# GIVEN EXERCISE
Write the data out again exactly, dropping any images it holds.

── INFORMATION SUPPLIED

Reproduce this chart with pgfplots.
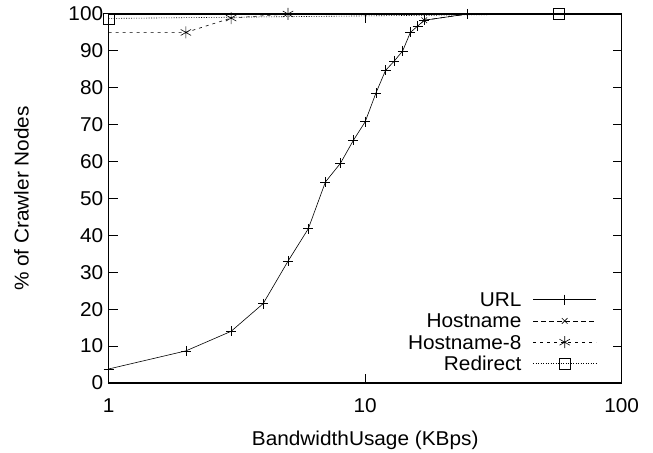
\documentclass[border=0pt]{standalone}
\usepackage{fontspec}
\setmainfont{Liberation Sans}[FakeStretch=1.04]
\usepackage{pgfplots}
\pgfplotsset{compat=1.18}
\newcommand{\bigf}{\fontsize{20bp}{23bp}\selectfont}
\begin{document}
\begin{tikzpicture}[font=\bigf]
\begin{axis}[
  name=ax,
  scale only axis, width=513bp, height=369bp,
  xmode=log, log basis x=10,
  xmin=1, xmax=100, ymin=0, ymax=100,
  xtick={1,10,100}, xticklabels={1,10,100},
  ytick={0,10,...,100},
  /pgf/number format/assume math mode=true,
  tick label style={font=\bigf},
  label style={font=\bigf},
  tick align=inside, major tick length=9bp, minor tick length=5bp,
  every tick/.style={black, line width=0.8bp},
  axis line style={line width=1.3bp},
  xticklabel style={anchor=base, yshift=-29.7bp},
  yticklabel style={xshift=-2bp},
  xlabel={BandwidthUsage (KBps)},
  ylabel={\% of Crawler Nodes},
  xlabel style={at={(axis description cs:0.5,-0.1688)}, anchor=base},
  ylabel style={at={(axis description cs:-0.17,0.5)}, anchor=center},
  legend plot pos=right,
  legend cell align=right,
  legend style={draw=none, fill=none, at={(rel axis cs:1,0)}, anchor=south east,
    xshift=-25bp, yshift=10.8bp, inner sep=0pt, row sep=4.3bp, font=\bigf,
    nodes={inner sep=1.5bp, text height=14bp, text depth=0bp},
    /tikz/every odd column/.style={column sep=10bp}},
  legend image code/.code={\draw[#1, mark indices={2}] plot coordinates {(0bp,0bp) (31.5bp,0bp) (63bp,0bp)};},
]
\addplot[black, line width=0.6bp, mark=+, mark size=5bp, mark options={solid}] coordinates {
 (1,3.8) (2,8.7) (3,14) (4,21.5) (5,33) (6,41.8) (7,54.5) (8,59.5) (9,65.8) (10,70.8)
 (11,78.5) (12,84.7) (13,87.3) (14,90) (15,95) (16,96.7) (17,98.3) (25,100)
};
\addlegendentry{URL}
\addplot[black, line width=0.6bp, dash pattern=on 5bp off 3bp, mark=x, mark size=4bp, mark options={solid}, mark indices={1}] coordinates {
 (17,98.3) (25,100) (100,100)
};
\addlegendentry{Hostname}
\addplot[black, line width=0.6bp, dash pattern=on 3bp off 4bp, mark=asterisk, mark size=6bp, mark options={solid}, mark indices={2,3,4}] coordinates {
 (1,95) (2,95) (3,98.9) (5,100) (100,100)
};
\addlegendentry{Hostname-8}
\addplot[black, line width=0.6bp, dash pattern=on 1bp off 1.5bp, mark=square, mark size=5.5bp, mark options={solid}] coordinates {
 (1,98.8) (57,100)
};
\addlegendentry{Redirect}
\end{axis}
\pgfresetboundingbox
\path (-108.7bp,-70bp) rectangle (544.3bp,383bp);
\end{tikzpicture}
\end{document}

────

# SOLUTION TO THE EXERCISE
Reproduce this chart with pgfplots.
\documentclass[border=0pt]{standalone}
\usepackage{fontspec}
\setmainfont{Liberation Sans}[FakeStretch=1.04]
\usepackage{pgfplots}
\pgfplotsset{compat=1.18}
\newcommand{\bigf}{\fontsize{20bp}{23bp}\selectfont}
\begin{document}
\begin{tikzpicture}[font=\bigf]
\begin{axis}[
  name=ax,
  scale only axis, width=513bp, height=369bp,
  xmode=log, log basis x=10,
  xmin=1, xmax=100, ymin=0, ymax=100,
  xtick={1,10,100}, xticklabels={1,10,100},
  ytick={0,10,...,100},
  /pgf/number format/assume math mode=true,
  tick label style={font=\bigf},
  label style={font=\bigf},
  tick align=inside, major tick length=9bp, minor tick length=5bp,
  every tick/.style={black, line width=0.8bp},
  axis line style={line width=1.3bp},
  xticklabel style={anchor=base, yshift=-29.7bp},
  yticklabel style={xshift=-2bp},
  xlabel={BandwidthUsage (KBps)},
  ylabel={\% of Crawler Nodes},
  xlabel style={at={(axis description cs:0.5,-0.1688)}, anchor=base},
  ylabel style={at={(axis description cs:-0.17,0.5)}, anchor=center},
  legend plot pos=right,
  legend cell align=right,
  legend style={draw=none, fill=none, at={(rel axis cs:1,0)}, anchor=south east,
    xshift=-25bp, yshift=10.8bp, inner sep=0pt, row sep=4.3bp, font=\bigf,
    nodes={inner sep=1.5bp, text height=14bp, text depth=0bp},
    /tikz/every odd column/.style={column sep=10bp}},
  legend image code/.code={\draw[#1, mark indices={2}] plot coordinates {(0bp,0bp) (31.5bp,0bp) (63bp,0bp)};},
]
\addplot[black, line width=0.6bp, mark=+, mark size=5bp, mark options={solid}] coordinates {
 (1,3.8) (2,8.7) (3,14) (4,21.5) (5,33) (6,41.8) (7,54.5) (8,59.5) (9,65.8) (10,70.8)
 (11,78.5) (12,84.7) (13,87.3) (14,90) (15,95) (16,96.7) (17,98.3) (25,100)
};
\addlegendentry{URL}
\addplot[black, line width=0.6bp, dash pattern=on 5bp off 3bp, mark=x, mark size=4bp, mark options={solid}, mark indices={1}] coordinates {
 (17,98.3) (25,100) (100,100)
};
\addlegendentry{Hostname}
\addplot[black, line width=0.6bp, dash pattern=on 3bp off 4bp, mark=asterisk, mark size=6bp, mark options={solid}, mark indices={2,3,4}] coordinates {
 (1,95) (2,95) (3,98.9) (5,100) (100,100)
};
\addlegendentry{Hostname-8}
\addplot[black, line width=0.6bp, dash pattern=on 1bp off 1.5bp, mark=square, mark size=5.5bp, mark options={solid}] coordinates {
 (1,98.8) (57,100)
};
\addlegendentry{Redirect}
\end{axis}
\pgfresetboundingbox
\path (-108.7bp,-70bp) rectangle (544.3bp,383bp);
\end{tikzpicture}
\end{document}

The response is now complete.